The big question hanging over this auction season is whether — with a surfeit of blue-chip art coming up for sale and a limited pool of very rich buyers — the current market can absorb so much big-ticket material.
“Art market players expected the Warhol to provide another shot in the arm to the already strong contemporary art market,” Thomas C. Danziger, an art market lawyer, said. “The big question is whether bidders will pull the trigger on other high-priced works this week and next.”
The sales continue this week with Christie’s evening sale of 21st-century art on Tuesday as well as its evening sale of the collection of Anne H. Bass and 20th-century art on Thursday. In that sale, Christie’s will offer a 1909 Picasso bronze cast, “Head of a Woman (Fernande),” that was recently deaccessioned by the Metropolitan Museum of Art. It is estimated at $30 million and has a guarantee.
The next week, on May 16, Sotheby’s will offer the remainder of the Macklowe collection, the fruits of the bitter divorce between the real estate developer Harry Macklowe and his former wife, Linda, the first cache of which brought $676.1 million in the fall.
On May 18, Phillips will hold its evening sale of 20th-century and contemporary art, featuring a bright orange 1982 untitled Basquiat with an estimate of $70 million; the Japanese entrepreneur Yusaku Maezawa bought it just six years ago at Christie’s for $57.3 million.
“Expectations are really high,” said Rebecca Fine, the managing director of Athena Art Finance. “These are museum-quality works they’re selling.”
The relationship between Warhol and Basquiat continues to fascinate, given their history as competitors as well as collaborators and close friends. In 1985, the dealer Tony Shafrazi designed a poster promoting his show of paintings made jointly by the two artists that featured them in boxing gloves as if preparing to spar with each other.

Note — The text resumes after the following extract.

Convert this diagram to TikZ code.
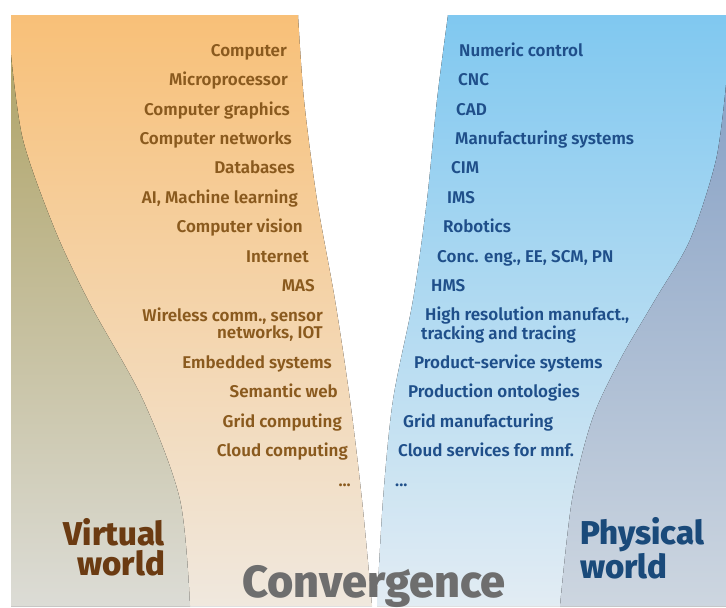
\documentclass[tikz,border=0pt]{standalone}
\usepackage{fontspec}
\setmainfont{Fira Sans}[UprightFont={* SemiBold}, BoldFont={* ExtraBold}]
\usepackage{xcolor}
\usetikzlibrary{positioning}
\definecolor{ochretop}{HTML}{F8C078}
\definecolor{ochrebot}{HTML}{F0E8DE}
\definecolor{olivetop}{HTML}{B0A468}
\definecolor{olivebot}{HTML}{DCDCD6}
\definecolor{skytop}{HTML}{80C8F0}
\definecolor{skybot}{HTML}{E2ECF3}
\definecolor{slatetop}{HTML}{88A2C6}
\definecolor{slatebot}{HTML}{CDD6E0}
\definecolor{virtink}{HTML}{8A5A1E}
\definecolor{virtdark}{HTML}{6B3B12}
\definecolor{physink}{HTML}{1F4F8A}
\definecolor{physdark}{HTML}{1A4A7A}
\definecolor{convink}{HTML}{6E6E6E}
\tikzset{virt/.style={anchor=base east, inner sep=0pt, text=virtink, align=right,
font=\fontsize{17}{17}\selectfont},
phys/.style={anchor=base west, inner sep=0pt, text=physink, align=left,
font=\fontsize{17}{17}\selectfont}}

\begin{document}
\begin{tikzpicture}[x=1pt, y=-1pt, world/.style={inner sep=0pt, font=\bfseries\fontsize{33}{30}\selectfont}]
\useasboundingbox (0,0) rectangle (726,608);
% the two bands
\fill[top color=ochretop, bottom color=ochrebot] (11,15) -- plot[smooth] coordinates {(298,15) (304,100) (317,200) (335,300) (350,400) (362,500) (372,606)} -- (11,606) -- cycle;
\fill[top color=olivetop, bottom color=olivebot] plot[smooth] coordinates {(11,55) (23,140) (55,230) (90,304) (143,400) (180,500) (190,606)} -- (11,606) -- cycle;
\fill[top color=skytop, bottom color=skybot] (726,15) -- plot[smooth] coordinates {(448,15) (437,100) (427,200) (413,300) (393,400) (383,500) (377,606)} -- (726,606) -- cycle;
\fill[top color=slatetop, bottom color=slatebot] plot[smooth] coordinates {(726,85) (716,160) (690,240) (655,300) (620,360) (592,420) (572,500) (560,606)} -- (726,606) -- cycle;
% virtual side
\node[virt] (computer) at (287,56) {Computer};
\node[virt] (micro) at (288,85) {Microprocessor};
\node[virt] (graphics) at (290,115) {Computer graphics};
\node[virt] (networks) at (292,144) {Computer networks};
\node[virt] (databases) at (295,173) {Databases};
\node[virt] (ai) at (298,203) {AI, Machine learning};
\node[virt] (vision) at (303,232) {Computer vision};
\node[virt] (internet) at (309,262) {Internet};
\node[virt] (mas) at (315,291) {MAS};
\node[virt, anchor=east] (wireless) at (323,325) {Wireless comm., sensor\\networks, IOT};
\node[virt] (embedded) at (332,368) {Embedded systems};
\node[virt] (semantic) at (338,397) {Semantic web};
\node[virt] (grid) at (342,427) {Grid computing};
\node[virt] (cloud) at (348,456) {Cloud computing};
\node[virt] (vdots) at (351,486) {...};
% physical side
\node[phys] (nc) at (459,56) {Numeric control};
\node[phys] (cnc) at (458,85) {CNC};
\node[phys] (cad) at (456,115) {CAD};
\node[phys] (mfgsys) at (455,144) {Manufacturing systems};
\node[phys] (cim) at (451,173) {CIM};
\node[phys] (ims) at (447,203) {IMS};
\node[phys] (robotics) at (443,232) {Robotics};
\node[phys] (conc) at (437,262) {Conc. eng., EE, SCM, PN};
\node[phys] (hms) at (431,291) {HMS};
\node[phys, anchor=west] (hires) at (421,325) {\hspace*{4pt}High resolution manufact.,\\tracking and tracing};
\node[phys] (pss) at (414,368) {Product-service systems};
\node[phys] (onto) at (408,397) {Production ontologies};
\node[phys] (gridmfg) at (403,427) {Grid manufacturing};
\node[phys] (cloudmfg) at (398,456) {Cloud services for mnf.};
\node[phys] (pdots) at (395,486) {...};
% labels
\node[world, anchor=east, text=virtdark, align=right] (virtual) at (165,547) {Virtual\\world};
\node[world, anchor=west, text=physdark, align=left] (physical) at (580,548) {Physical\\world};
\node[anchor=base, inner sep=0pt, text=convink, font=\bfseries\fontsize{45}{45}\selectfont] (conv) at (374,597) {Convergence};
\end{tikzpicture}
\end{document}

“I just love that, even in death, they’re still in this boxing match with one another,” said Jessica Beck, the curator of art at the Andy Warhol Museum in Pittsburgh. “They’re still competing in the market, and there is still such a frenzy of attention in their work — and their work remains so contemporary.”
Brant, who owns one of the five Marilyns in the series, was asked on his way into the sale whether he would consider selling his edition, but the collector said it had sentimental value. “No,” Brant said. “Absolutely not.”